Menurut Al-Farabi metode dalam mengajar ada
dua macam, Pertama, untuk menimbulkan rasa keshalehan dan mengamalkan
ilmu seperti metode yang meyakinkan, yaitu bahwa murid harus mengakuinya sebagai
miliknya dan mengamalkannya secara spontan. Kedua, seorang guru harus
menggunakan metode pemaksaan yang ditujukan untuk mereka yang tidak merasa
memiliki perasaan sebagai penduduk dan mereka yang tidak memiliki kesadaran
terhadap keberadaan dirinya.
Sedangkan tujuan pembelajaran menurut
Al-Farabi yaitu sesuai dengan fungsi setiap ilmu, dan sesuai dengan
partisipasinya dalam pendidikan manusia ; ilmu mantiq (logika) berfungsi untuk
membangun akal dan menguatkan manusia; ilmu alam memandang tubuh yang alamiah dan dalam pertumbuhannya,
serta sebab-sebab kekuatanya; tujuan ilmu ketuhanan adalah memerangi prasangka
yang jelek, yang menyangka bahwasanya Allah SWT memiliki kekurangan dalam
perbuatan-Nya dan dalam eksistensi penciptaanya; ilmu kenegaraan membahas
tentang pembagian kerja (jonb description) dan peraturan kekuasaan, serta
tentang kerajaan dan etika, dengan tujuan utamanya adalah membahagiaakan
masyarakat.
Terkait dengan berbagai tujuan tersebut,
Al-Farabi membatasi pemahaman kurikulum dengan ilmu pembahasan utama, dan dalam
setiap pembahasan terdapat tahapan dari berbagai ilmu, yaitu : pertama, ilmu
speaking dan berbagai macamnya ; kedua, ilmu logika dengan berbagai macamnya;
ketiga, ilmu pendidikan yang mencakup ilmu hitung, arsitek, ilmu debat, ilmu
perbintangan, ilmu pembelajaran, musik,
dan yang lainnya; keempat, ilmu alam dengan berbagai macamnya dan ilmu
ketuhanan dengan berbagai macamnya; dan kelima, ilmu kenegaraan dengan dengan
berbagai macamnya, ilmu fiqih dan ilmu kalam.
2. Rekonsiliasi Al-Farabi
Al-Farabi telah berhasil merekonsiliasikan
beberapa ajaran filsafat sebelumnya, seperti Plato dan Aristoteles dan juga antara
agama dan filsafat. Oleh karena itu, ia dikenal filosof sinkretisme yang
mempercayai kesatuan filsafat.[8]
Al-Farabi berhasil menyusun dasar-dasar
falsafat atas keyakinan tauhid menurut islam. Beliaulah yang mula-mula
menyatakan bahwa tidak ada perbedaan antara filsafat Plato dengan filsafat
Aristoteles, karena meskipun berlainan kedua jalan pikirannya, tetapi bersatu
dalam tujuan dan hakekatnya.[9]
Pendiriannya ini Nampak jelas pada karangan-karangannya, terutama dalam buku
yang berjudul Al-Jam’u baina Ra’yai al-Hakimain (Penggabungan Pikiran
Kedua Filosof, Plato dan Aristoteles).[10]

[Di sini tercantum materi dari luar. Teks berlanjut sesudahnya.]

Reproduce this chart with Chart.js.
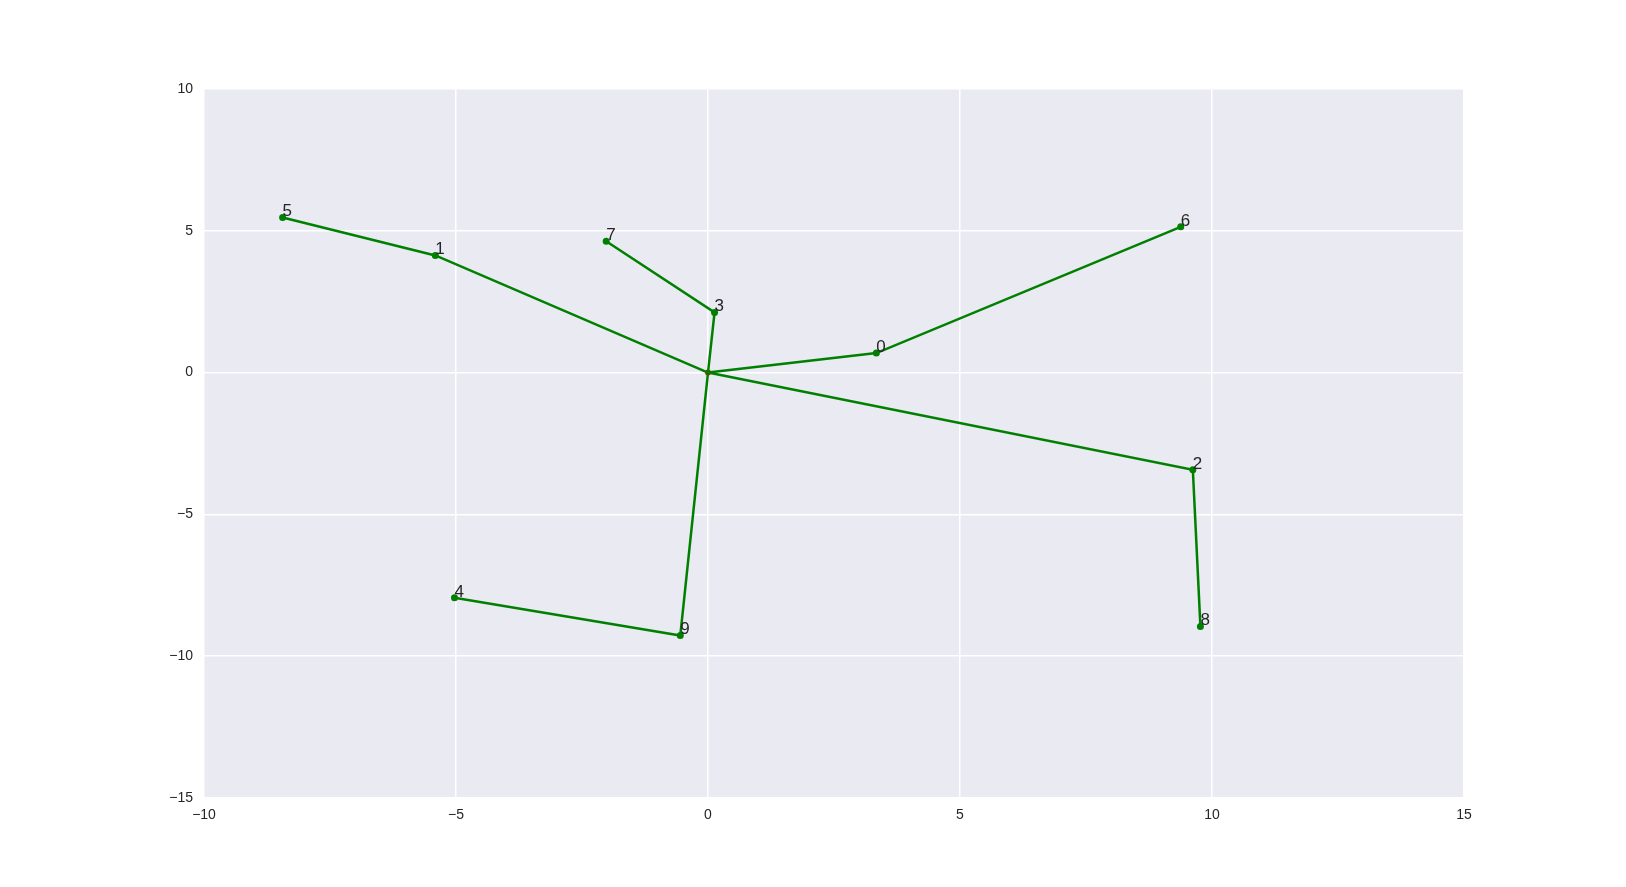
<!DOCTYPE html>
<html>
<head>
<meta charset="utf-8">
<script src="https://cdn.jsdelivr.net/npm/chart.js@4"></script>
<style>
  html, body { margin: 0; padding: 0; background: #fff; }
  #wrap { width: 1626px; height: 887px; position: relative; }
</style>
</head>
<body>
<div id="wrap"><canvas id="treeChart"></canvas></div>
<script>
// node positions
const nodeIds = [0, 1, 2, 3, 4, 5, 6, 7, 8, 9];
const nodeX = [3.34, -5.41, 9.62, 0.13, -5.03, -8.44, 9.38, -2.02, 9.77, -0.55];
const nodeY = [0.69, 4.13, -3.43, 2.12, -7.94, 5.47, 5.14, 4.63, -8.95, -9.27];
const center = { x: 0, y: 0 };
// each branch goes center -> first node -> second node
const branches = [[1, 5], [3, 7], [0, 6], [2, 8], [9, 4]];
const xTicks = [-10, -5, 0, 5, 10, 15];
const yTicks = [-15, -10, -5, 0, 5, 10];

const fontFamily = '"Liberation Sans", Arial, sans-serif';
const textColor = '#262626';

const minus = v => String(v).replace('-', '\u2212');

const branchSets = branches.map(b => ({
    data: [center].concat(b.map(i => ({ x: nodeX[i], y: nodeY[i] }))),
    showLine: true,
    borderColor: '#008000',
    borderWidth: 2.5,
    pointRadius: [0, 3.5, 3.5],
    pointBackgroundColor: '#008000',
    pointBorderWidth: 0,
    order: 1
}));

// small red marker at the center, below the lines
const centerSet = {
    data: [center],
    pointRadius: 3,
    pointBackgroundColor: 'red',
    pointBorderWidth: 0,
    order: 10
};

const plotBg = {
    id: 'plotBg',
    beforeDraw(chart) {
        const a = chart.chartArea;
        const c = chart.ctx;
        c.save();
        c.fillStyle = '#EAEAF2';
        c.fillRect(a.left, a.top, a.right - a.left, a.bottom - a.top);
        c.restore();
    }
};

const nodeLabels = {
    id: 'nodeLabels',
    afterDatasetsDraw(chart) {
        const c = chart.ctx;
        const xs = chart.scales.x, ys = chart.scales.y;
        c.save();
        c.font = '17px ' + fontFamily;
        c.fillStyle = textColor;
        c.textAlign = 'left';
        c.textBaseline = 'alphabetic';
        nodeIds.forEach((id, i) => {
            c.fillText(String(id), xs.getPixelForValue(nodeX[i]), ys.getPixelForValue(nodeY[i]) - 1);
        });
        c.restore();
    }
};

const ctx = document.getElementById('treeChart').getContext('2d');
const treeChart = new Chart(ctx, {
    type: 'scatter',
    data: { datasets: branchSets.concat([centerSet]) },
    options: {
        responsive: true,
        maintainAspectRatio: false,
        animation: false,
        layout: { padding: { left: 0, top: 89, right: 162, bottom: 59 } },
        scales: {
            x: {
                min: xTicks[0],
                max: xTicks[xTicks.length - 1],
                afterBuildTicks: s => { s.ticks = xTicks.map(v => ({ value: v })); },
                afterFit: s => { s.height = 30; },
                grid: { color: '#ffffff', lineWidth: 1.5, drawTicks: false },
                border: { display: false },
                ticks: {
                    padding: 9,
                    color: textColor,
                    font: { family: fontFamily, size: 14 },
                    maxRotation: 0,
                    callback: v => minus(v)
                }
            },
            y: {
                min: yTicks[0],
                max: yTicks[yTicks.length - 1],
                afterBuildTicks: s => { s.ticks = yTicks.map(v => ({ value: v })); },
                afterFit: s => { s.width = 204; },
                grid: { color: '#ffffff', lineWidth: 1.5, drawTicks: false },
                border: { display: false },
                ticks: {
                    padding: 11,
                    color: textColor,
                    font: { family: fontFamily, size: 14 },
                    callback: v => minus(v)
                }
            }
        },
        plugins: {
            legend: { display: false },
            tooltip: { enabled: false }
        }
    },
    plugins: [plotBg, nodeLabels]
});
</script>
</body>
</html>
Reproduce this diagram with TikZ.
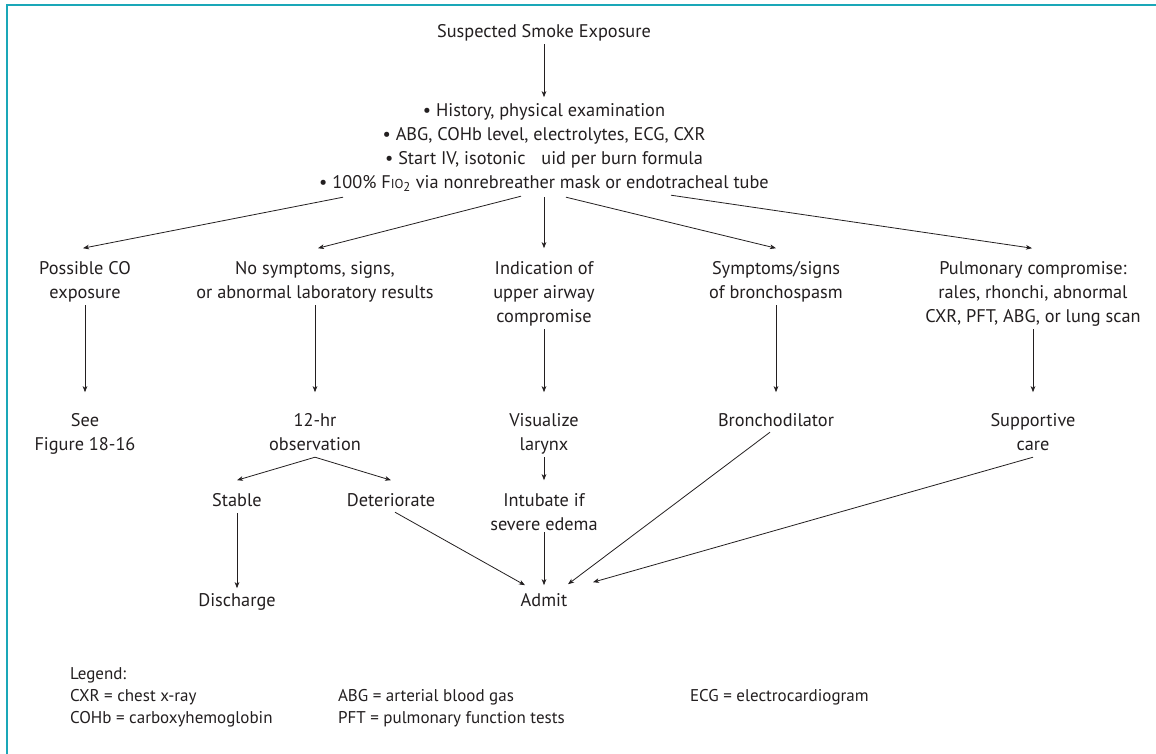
\documentclass[tikz,border=0pt]{standalone}
\usepackage{fontspec}
\setmainfont{PT Sans}
\usetikzlibrary{arrows.meta,calc}
\definecolor{txt}{HTML}{231F20}
\definecolor{frameteal}{HTML}{1AA7B8}
\newcommand{\SL}{\strut}
\begin{document}
\begin{tikzpicture}[x=1pt,y=-1pt,
  every node/.style={font=\fontsize{18.3}{24}\selectfont, text=txt, inner sep=0pt, outer sep=0pt, align=center},
  arr/.style={draw=txt, line width=0.8pt, -{Stealth[length=6pt,width=4.6pt,inset=1.6pt]}},
  leg/.style={anchor=base west, font=\fontsize{17}{22}\selectfont}]
\useasboundingbox (0,0) rectangle (1156,753);
\fill[white] (0,0) rectangle (1156,753);
\draw[frameteal, line width=2pt] (7,760) -- (7,5) -- (1160,5);

% nodes
\node (t) at (544,32.2) {\SL Suspected Smoke Exposure};
\node (b) at (544,147.2) {\SL\textbullet\ History, physical examination\\
  \SL\textbullet\ ABG, COHb level, electrolytes, ECG, CXR\\
  \SL\textbullet\ Start IV, isotonic \hspace{0.6em}uid per burn formula\\
  \SL\textbullet\ 100\% F{\fontsize{13}{13}\selectfont IO}\textsubscript{2} via nonrebreather mask or endotracheal tube};

\node (co)  at (85,281.2)   {\SL Possible CO\\\SL exposure};
\node (ns)  at (315,281.2)  {\SL No symptoms, signs,\\\SL or abnormal laboratory results};
\node (ind) at (544,293.2)  {\SL Indication of\\\SL upper airway\\\SL compromise};
\node (sym) at (776,281.2)  {\SL Symptoms/signs\\\SL of bronchospasm};
\node (pul) at (1033,293.2) {\SL Pulmonary compromise:\\\SL rales, rhonchi, abnormal\\\SL CXR, PFT, ABG, or lung scan};

\node (see) at (85,433.2)   {\SL See\\\SL Figure 18-16};
\node (obs) at (315,433.2)  {\SL 12-hr\\\SL observation};
\node (vis) at (544,433.2)  {\SL Visualize\\\SL larynx};
\node (bro) at (776,421.2)  {\SL Bronchodilator};
\node (sup) at (1033,433.2) {\SL Supportive\\\SL care};

\node (sta) at (237,501.2)  {\SL Stable};
\node (det) at (391,501.2)  {\SL Deteriorate};
\node (int) at (544,513.2)  {\SL Intubate if\\\SL severe edema};

\node (dis) at (237,601.2)  {\SL Discharge};
\node (adm) at (544,601.2)  {\SL Admit};

% connectors
\draw[arr] (t.south) -- ($(b.north)+(0,-2)$);
\coordinate (f1) at ($(b.south)+(-201,2)$);
\coordinate (f2) at ($(b.south)+(-23,1)$);
\coordinate (f3) at ($(b.south)+(0,2)$);
\coordinate (f4) at ($(b.south)+(22,2)$);
\coordinate (f5) at ($(b.south)+(127,0)$);
\draw[arr] (f1) -- ($(co.north)+(-2,-9)$);
\draw[arr] (f2) -- ($(ns.north)+(3,-9)$);
\draw[arr] (f3) -- ($(ind.north)+(0,-9)$);
\draw[arr] (f4) -- ($(sym.north)+(0,-9)$);
\draw[arr] (f5) -- ($(pul.north)+(-1,-9)$);

\draw[arr] (co.south)  -- ($(see.north)+(0,-17)$);
\draw[arr] (ns.south)  -- ($(obs.north)+(0,-17)$);
\draw[arr] (ind.south) -- ($(vis.north)+(0,-17)$);
\draw[arr] (sym.south) -- ($(bro.north)+(0,-17)$);
\draw[arr] (pul.south) -- ($(sup.north)+(0,-17)$);

\draw[arr] (obs.south) -- ($(sta.north)+(0,-9)$);
\draw[arr] (obs.south) -- ($(det.north)+(0,-9)$);
\draw[arr] (vis.south) -- ($(int.north)+(0,-9)$);
\draw[arr] (sta.south) -- ($(dis.north)+(0,-1)$);

\draw[arr] ($(det.south)+(4,-1)$) -- ($(adm.north)+(-19,-4)$);
\draw[arr] ($(int.south)+(0,-5)$) -- ($(adm.north)+(0,-4)$);
\draw[arr] ($(bro.south)+(-6,-1)$) -- ($(adm.north)+(24,-5)$);
\draw[arr] (sup.south) -- ($(adm.north)+(49,-7)$);

% legend
\node[leg] (l0) at (70,679) {Legend:};
\node[leg] (l1) at (70,701) {CXR = chest x-ray};
\node[leg] (l2) at (70,723) {COHb = carboxyhemoglobin};
\node[leg] (l3) at (338,701) {ABG = arterial blood gas};
\node[leg] (l4) at (338,723) {PFT = pulmonary function tests};
\node[leg] (l5) at (690,701) {ECG = electrocardiogram};
\end{tikzpicture}
\end{document}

Cara Al-Farabi menyatukan kedua filosof
diatas ialah dengan memajukan pemikiran masing-masing filosof yang cocok dengan
pemikirannya. Seperti dalam membicarakan masalah ide yang menjadikan bahan
polemik antara Aristoteles dan Plato. Filosof yang disebut pertama tidak dapat
membenarkannya, karena menurutnya alam ide hanya ada dalam pikiran. Sedangkan
filosof yang disebut kedua mengakui adanya dan berdiri sendiri.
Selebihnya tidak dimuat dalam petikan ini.